In the mid-1980s, Shelton analyzed Soviet financial statements and found that the Soviets were heavily in debt, and sinking deeper - with the help of Western banks. Soviet debt jumped 50% in two years, 1985 and 1986. Why did they need the money?
"Their books showed that they always ran a perfectly balanced budget. That should have been a tip-off. It was too perfect," Shelton said. "In fact, they were dead broke. It was really a case of bankruptcy."
At its end in 1991, the Soviet Union was living off Western loans. That couldn't go on forever, and it didn't.*
(*Back in the US...Back in the US...)
Otoh,
From Hayek's 1974 Nobel acceptance speech
On the other hand, the economists are at this moment called upon to say how to extricate the free world from the serious threat of accelerating inflation which, it must be admitted, has been brought about by policies which the majority of economists recommended and even urged governments to pursue. We have indeed at the moment little cause for pride: as a profession we have made a mess of things.
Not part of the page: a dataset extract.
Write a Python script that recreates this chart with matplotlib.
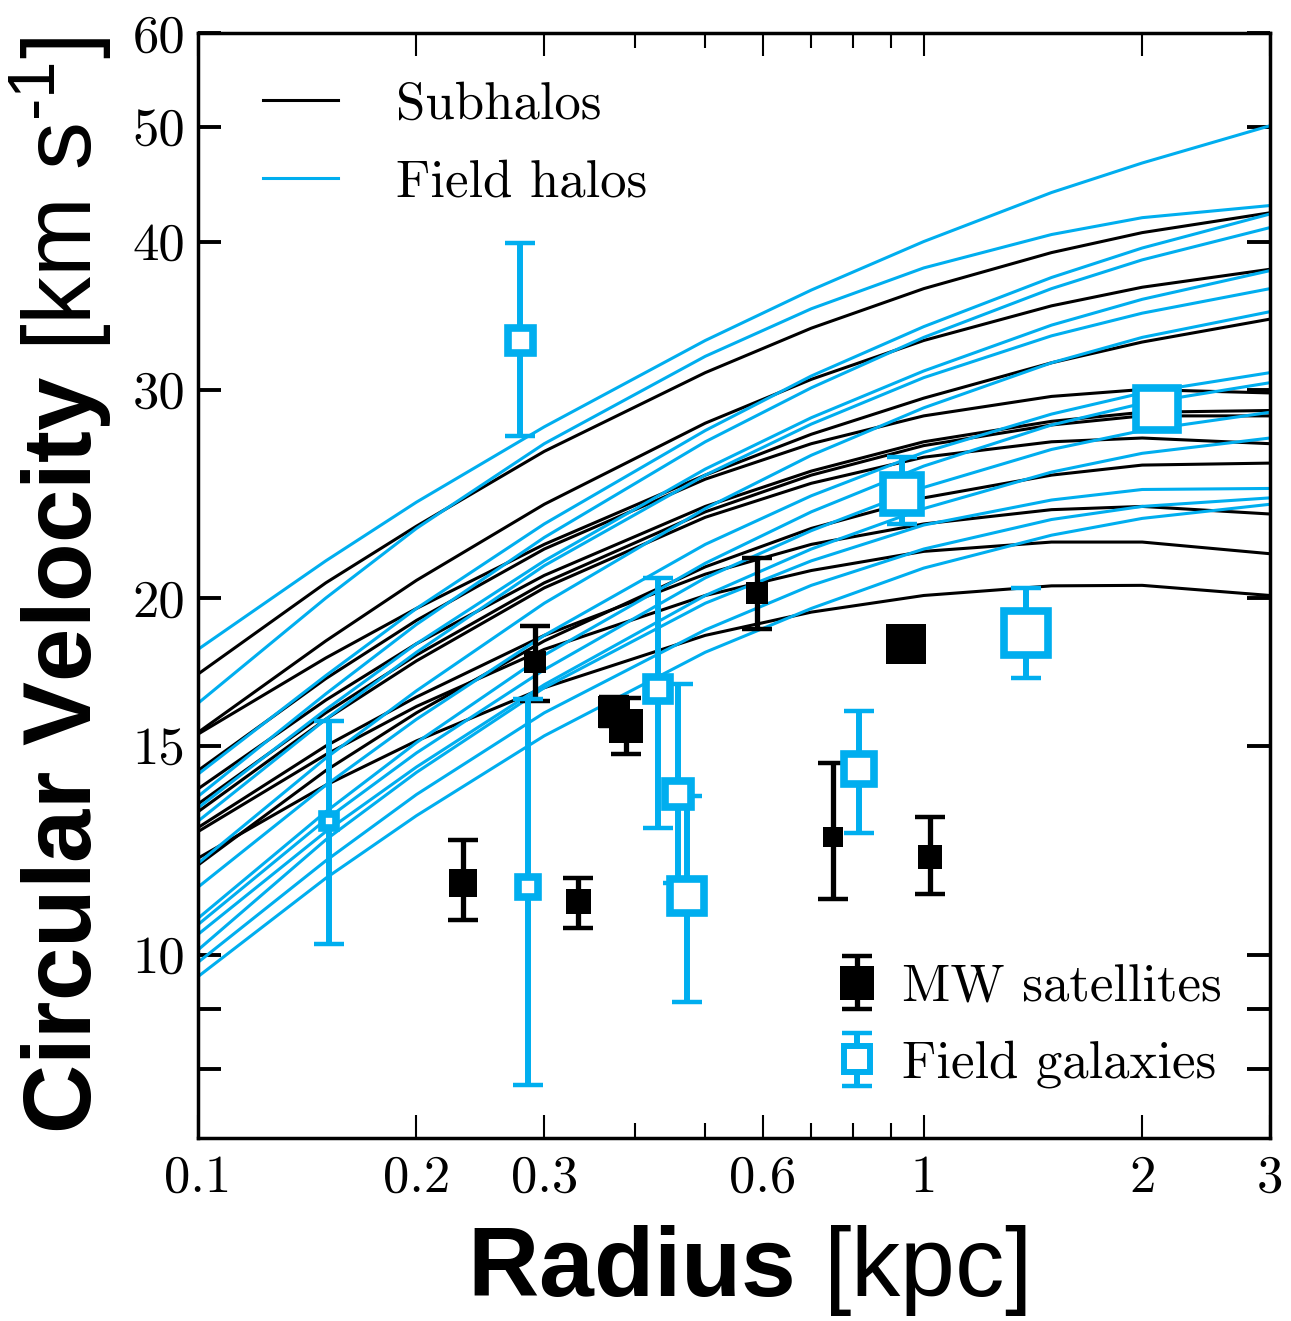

It seems to me that this failure of the economists to guide policy more successfully is closely connected with their propensity to imitate as closely as possible the procedures of the brilliantly successful physical sciences — an attempt which in our field may lead to outright error. It is an approach which has come to be described as the "scientistic" attitude — an attitude which, as I defined it some thirty years ago, "is decidedly unscientific in the true sense of the word, since it involves a mechanical and uncritical application of habits of thought to fields different from those in which they have been formed."[1] I want today to begin by explaining how some of the gravest errors of recent economic policy are a direct consequence of this scientistic error.
Pat, If you mention Hayek once more, Falken will write his obituary with a special reference to stimulus spending.